Keep in mind that as a sport, canine scentwork is very new, and we are still learning the best ways to do it. It started out from detection/sniffer dog training, but it is evolving away from that. For example, in detection training, they almost never use food rewards, even for a food-motivated dog ( I don't think I'm revealing any secret information by telling you this). But in scentwork, we use food rewards whenever we can.


----------



## juliemule (Dec 10, 2011)

Thank you for the explanation. I don't know much about the sport of it, but it seems much the same. I have started lots of young pups with food. Only not rewarding at the source with the food already there, but provided by me. That way I don't need to go back and proof from eating on the scene. Many law enforcement trainers don't use food, you are right. 

I see your point, as the pups figure it out, then wonder why when the return right away why they don't get rewarded. It only takes a couple of times of "find more" and they don't go back. 

I can only think of two reasons why the dog should have access to the find a second time. Detailed work, such as finding small bones or teeth close together. Then the area search, where the dog must work without being handler dependent and work the grid mostly on his own.

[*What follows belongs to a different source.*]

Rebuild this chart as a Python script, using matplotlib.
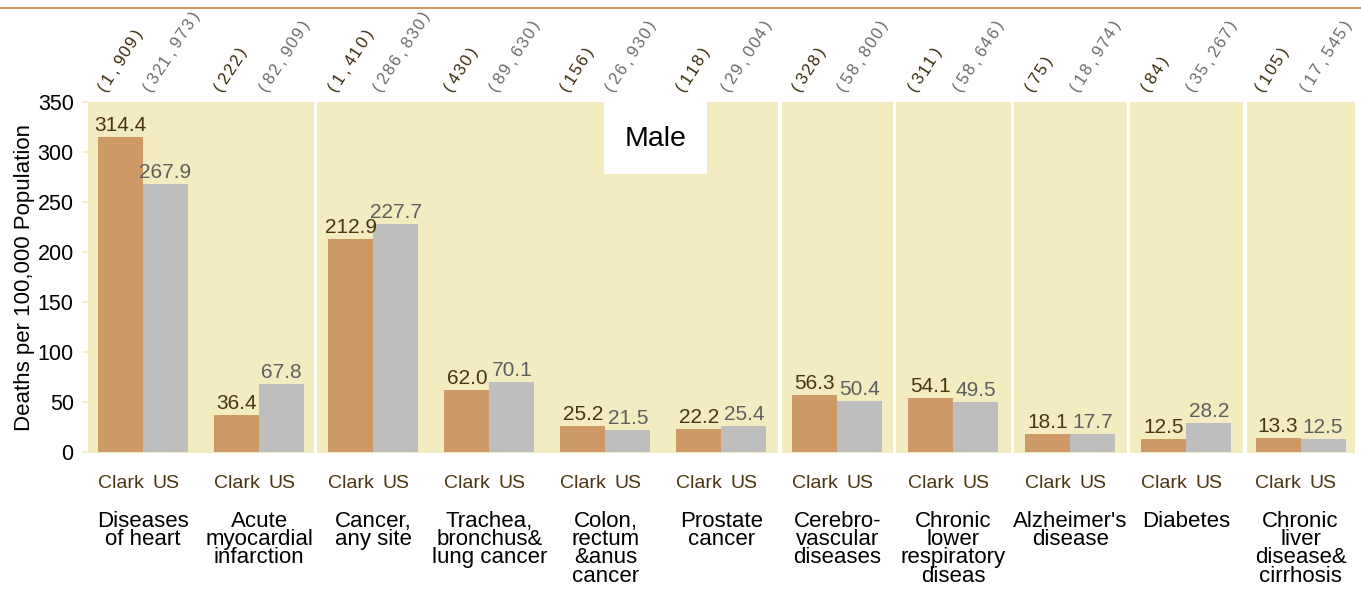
import numpy as np
import matplotlib.pyplot as plt
from matplotlib.patches import Rectangle
from matplotlib.lines import Line2D

plt.rcParams['font.family'] = 'Liberation Sans'

causes = ['Diseases\nof heart', 'Acute\nmyocardial\ninfarction', 'Cancer,\nany site',
          'Trachea,\nbronchus&\nlung cancer', 'Colon,\nrectum\n&anus\ncancer', 'Prostate\ncancer',
          'Cerebro-\nvascular\ndiseases', 'Chronic\nlower\nrespiratory\ndiseas',
          "Alzheimer's\ndisease", 'Diabetes', 'Chronic\nliver\ndisease&\ncirrhosis']
clark = [314.4, 36.4, 212.9, 62.0, 25.2, 22.2, 56.3, 54.1, 18.1, 12.5, 13.3]
us = [267.9, 67.8, 227.7, 70.1, 21.5, 25.4, 50.4, 49.5, 17.7, 28.2, 12.5]
clark_n = ['(1,909)', '(222)', '(1,410)', '(430)', '(156)', '(118)', '(328)', '(311)', '(75)', '(84)', '(105)']
us_n = ['(321,973)', '(82,909)', '(286,830)', '(89,630)', '(26,930)', '(29,004)', '(58,800)',
        '(58,646)', '(18,974)', '(35,267)', '(17,545)']
groups = [2, 4, 1, 1, 1, 1, 1]

# bordas dos paineis em pixels (esquerda, direita)
edges = [(88.3, 313.8), (316.9, 778.0), (781.7, 893.1), (895.9, 1010.7),
         (1013.8, 1126.9), (1129.7, 1243.0), (1246.6, 1354.5)]
unit = 116.0

c_clark = '#CD9966'
c_us = '#BEBEBE'
c_bg = '#F3ECC0'
c_brown = '#4A3510'
c_gray = '#5E5E5E'

W, H = 1361, 590
fig = plt.figure(figsize=(W / 100, H / 100), dpi=100)

bw = 0.388
ang = 57
pitch = 10.8 * 0.72  # passo entre caracteres, em pontos
ca, sa = np.cos(np.radians(ang)), np.sin(np.radians(ang))


def spaced(ax, x, s, color):
    # texto inclinado, um caractere por vez (espacamento fixo)
    for k, ch in enumerate(s):
        d = (k + 0.5) * pitch
        ax.annotate(ch, (x, 1), xycoords=('data', 'axes fraction'),
                    xytext=(-12 + d * ca, 5 + d * sa), textcoords='offset points',
                    rotation=ang, rotation_mode='anchor', ha='center', va='baseline',
                    fontsize=12, color=color, annotation_clip=False)


start = 0
for k, n in enumerate(groups):
    x0, x1 = edges[k]
    ax = fig.add_axes([x0 / W, 1 - 452.5 / H, (x1 - x0) / W, 350.8 / H])
    ax.set_facecolor(c_bg)
    for s in ax.spines.values():
        s.set_visible(False)
    idx = list(range(start, start + n))
    xs = list(range(n))
    ax.bar([x - bw / 2 for x in xs], [clark[i] for i in idx], width=bw, color=c_clark)
    ax.bar([x + bw / 2 for x in xs], [us[i] for i in idx], width=bw, color=c_us)
    pad = ((x1 - x0) / unit - (n - 1)) / 2
    ax.set_xlim(-pad, n - 1 + pad)
    ax.set_ylim(-0.8, 350)
    ticks = []
    labs = []
    for x, i in zip(xs, idx):
        ticks += [x - bw / 2, x + bw / 2]
        labs += ['Clark', 'US']
        ax.annotate(f'{clark[i]:.1f}', (x - bw / 2, clark[i]), xytext=(0, 1.5), textcoords='offset points',
                    ha='center', va='bottom', fontsize=15, color=c_brown)
        ax.annotate(f'{us[i]:.1f}', (x + bw / 2, us[i]), xytext=(0, 1.5), textcoords='offset points',
                    ha='center', va='bottom', fontsize=15, color=c_gray)
        spaced(ax, x - bw / 2, clark_n[i], '#3A2808')
        spaced(ax, x + bw / 2, us_n[i], '#6A6A6A')
        ax.annotate(causes[i], (x, 0), xycoords=('data', 'axes fraction'), xytext=(0, -42),
                    textcoords='offset points', ha='center', va='top', fontsize=16, linespacing=0.83,
                    color='black', annotation_clip=False)
    ax.set_xticks(ticks)
    ax.set_xticklabels(labs, fontsize=14, color=c_brown)
    ax.tick_params(axis='x', length=0, pad=16)
    if k == 0:
        ax.set_yticks(range(0, 351, 50))
        ax.tick_params(axis='y', length=4.5, color=c_bg, width=1.2, labelsize=15.5, pad=6)
        ax.set_ylabel('Deaths per 100,000 Population', fontsize=16, labelpad=2)
    else:
        ax.set_yticks([])
    start += n

# linha superior
fig.add_artist(Line2D([0, 1], [1 - 8 / H, 1 - 8 / H], transform=fig.transFigure, color=c_clark, lw=1.5))

# caixa "Male"
fig.add_artist(Rectangle((604 / W, 1 - 174 / H), 103 / W, 72 / H, transform=fig.transFigure,
                         facecolor='white', edgecolor='none', zorder=5))
fig.text(655.5 / W, 1 - 139 / H, 'Male', ha='center', va='center', fontsize=20.5, zorder=6)

fig.savefig('out.png', dpi=100)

The scent work sport seems pretty cool, I think its a great way to work the dogs.


----------



## KBLover (Sep 9, 2008)

That's awesome. I've tried teaching Wally scent matching using tasty food but it didn't work very well and I haven't been able to teach it using objects. Guess I need to get some hides or stuff scent trialers use. 

Scent is such a natural concept for dogs and I am not doing much with it. It's something I need to work on.


----------



## GottaLuvMutts (Jun 1, 2009)

I get to volunteer at a trial next weekend - looking forward to that. We're training, but not ready for our ORT yet.


----------